How To Survive A Quarter-Life Crisis

By

A few months ago, I felt like I was on top of the world. After spending my spring semester photographing sheep (read: studying abroad in the English countryside) and my summer completing an internship in NYC, I had finally returned to Massachusetts for my last semester of college with some new life experiences under my belt and a greater sense of direction. To my dismay, this euphoric feeling lasted about as long as a baby’s attention span. By the end of October, I had plotted the trajectory of my life in twenty different ways, and discovered that each one ended with me living in a hollowed-out dumpster etching TV show ideas into the back of a metal tray and talking to my pet rat about all of my deepest regrets. It’s December now and while many of the emotions I’ve experienced over the past few weeks have started to subside, recognizing the light at the end of the tunnel has been a complicated process. For those of you envisioning similar dumpster-diving situations and questioning all of your life plans, here are a few tips for surviving your quarter-life crisis.

  • First, stop comparing your life to everyone else’s. Or, at the very least, stop comparing your life to Taylor Swift’s. Not many people can score seven Grammy awards and accrue a net worth of 200 million before the age of 25, so put that guitar away, get off Facebook and start drafting a reasonable timeline for your goals. Or, better yet, trash your ambitious timeline and start living your life in the moment. If you don’t plan on having your life together by the time you’re 25, you won’t be disappointed when you’re halfway to 30 and still scraping together pennies for rent and eating Top Ramen out of a paper cup. Having goals is great, as long as you don’t construct your entire life around them. (And remember, there are plenty of people out there who didn’t find success until their late 30s or 40s. Sometimes, time really is the best solution.)
  • Second, come up with a motto that motivates you and plaster it everywhere. Pin it to your front door, your alarm clock, your cat. Hang it from your rear-view mirror like a car-scented air-freshener. Turn it into a meme and set it as your phone background. Your unconscious won’t know what hit it. A simple sticky note can go a long way and if you see “just do it” or “live without regrets” or “always accept the free pizza” enough, your brain will eventually follow your advice. I haven’t tested this theory but I’m almost positive it’s true. My sticky note told me so.
  • While persuasive one-liners (“you only live once”) can provide the long-term motivation that will get you through the crippling anxiety that comes with such a period, the best remedy for short-term slumps is much simpler: dance parties. No matter how perky you are or how many energy drinks you consume, one of these days, you’re going to feel sad. The desire to curl up into a ball and listen to emo-Avril Lavigne until someone offers you a job strikes everyone at some point and when it does, the best thing you can do is put in headphones, lock the door, and flail like a crazy person until the smell of your sweat causes you to faint.
  • When dancing alone in your room doesn’t cure the disappointment you feel in realizing your dreams are still a speck on the distant horizon, the next step is to seek companionship. When the world seems like it’s crashing down all around me, “mulling over big life questions in solitude” is my default reaction. Though it may be the easiest one, it’s certainly not the healthiest, especially if you want to get over that quarter-life crisis hump. Sometimes, you need the presence of other people who are in the same situation as you to remind you that this emotional turbulence you’re experiencing is one hundred percent normal. Landing a job or a boyfriend or a decent apartment might take longer than you thought is not something to panic about. When your loan statements start coming in, it might be, but you can cross that bridge when you come to it.
  • Most importantly, remember that you always have a back-up plan. If you’re thinking about moving across the country to pursue your hopes and dreams but you’re afraid of not making friends or failing, just close your eyes and do it. At the end of the day, if your dream job turns out to be a dud and your plans to become the next great screenwriter turn into writing taglines for a second-rate greeting card company, you can always move back home and start over.
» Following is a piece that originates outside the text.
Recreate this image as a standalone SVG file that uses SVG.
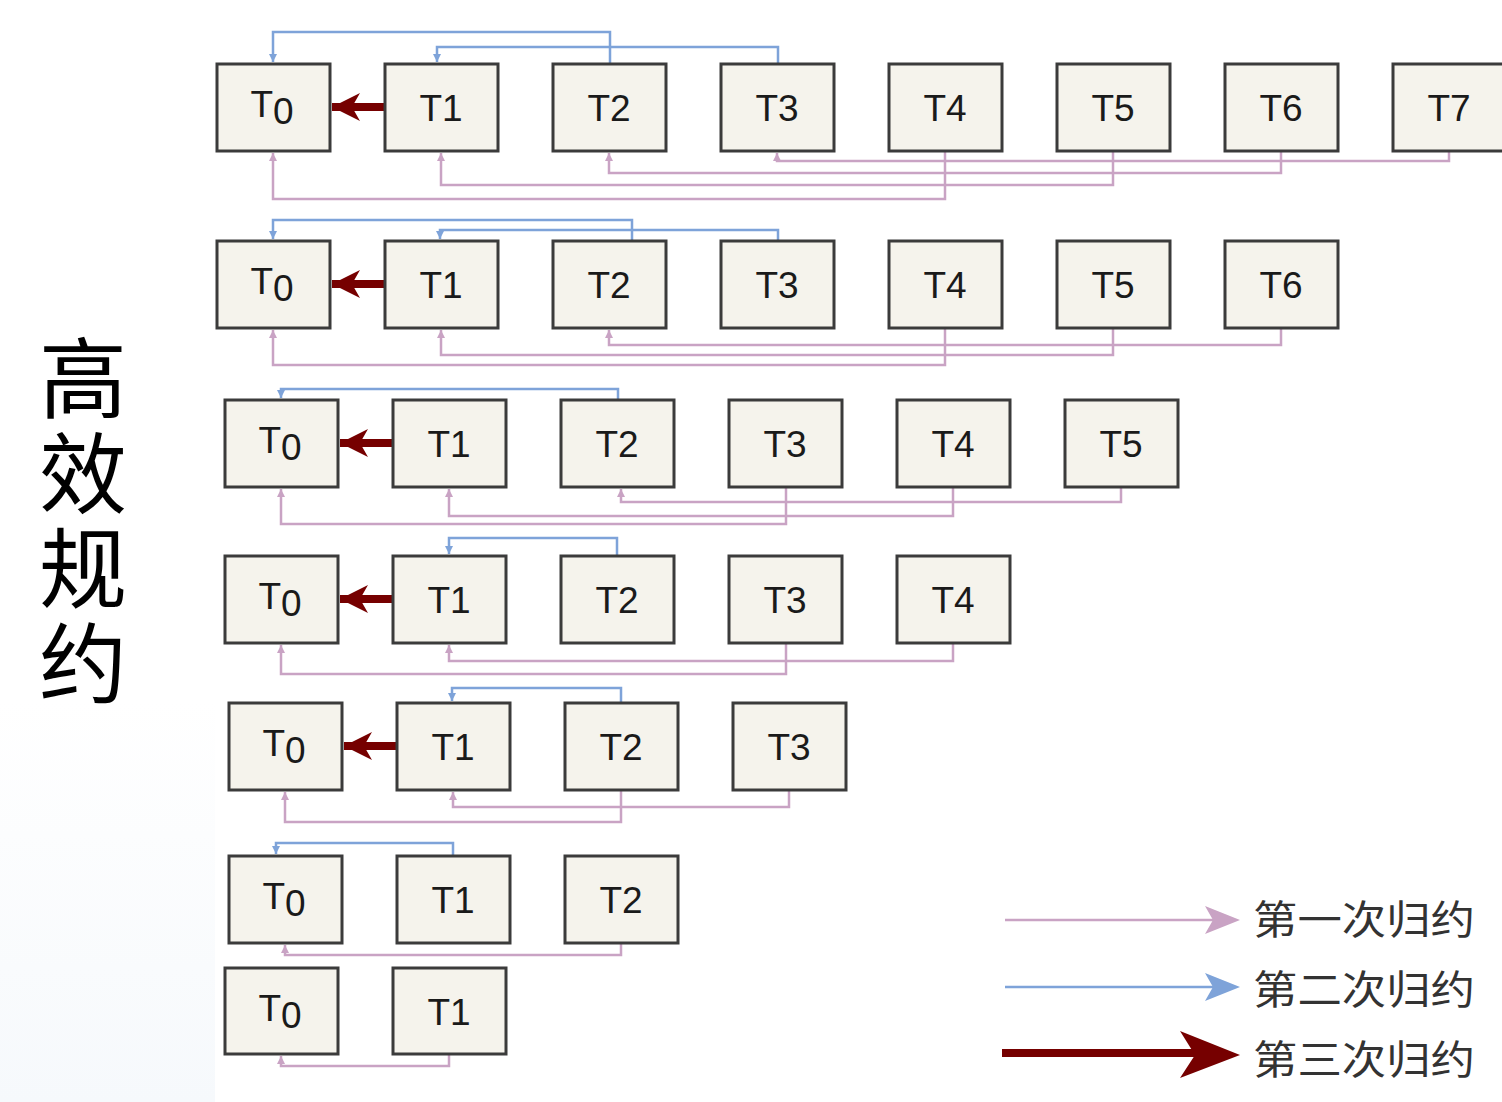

A quarter-life crisis can last a few hours, a few days, or even a few months. It’s a troublesome beast that is often underestimated by those who have never experienced it (or, more likely, those who have and who try to pretend they haven’t). If you can help it, try not to throw your hands up in the air and give up. You’ll need to conserve some of that emotional energy to get over your mid-life crisis when it comes around.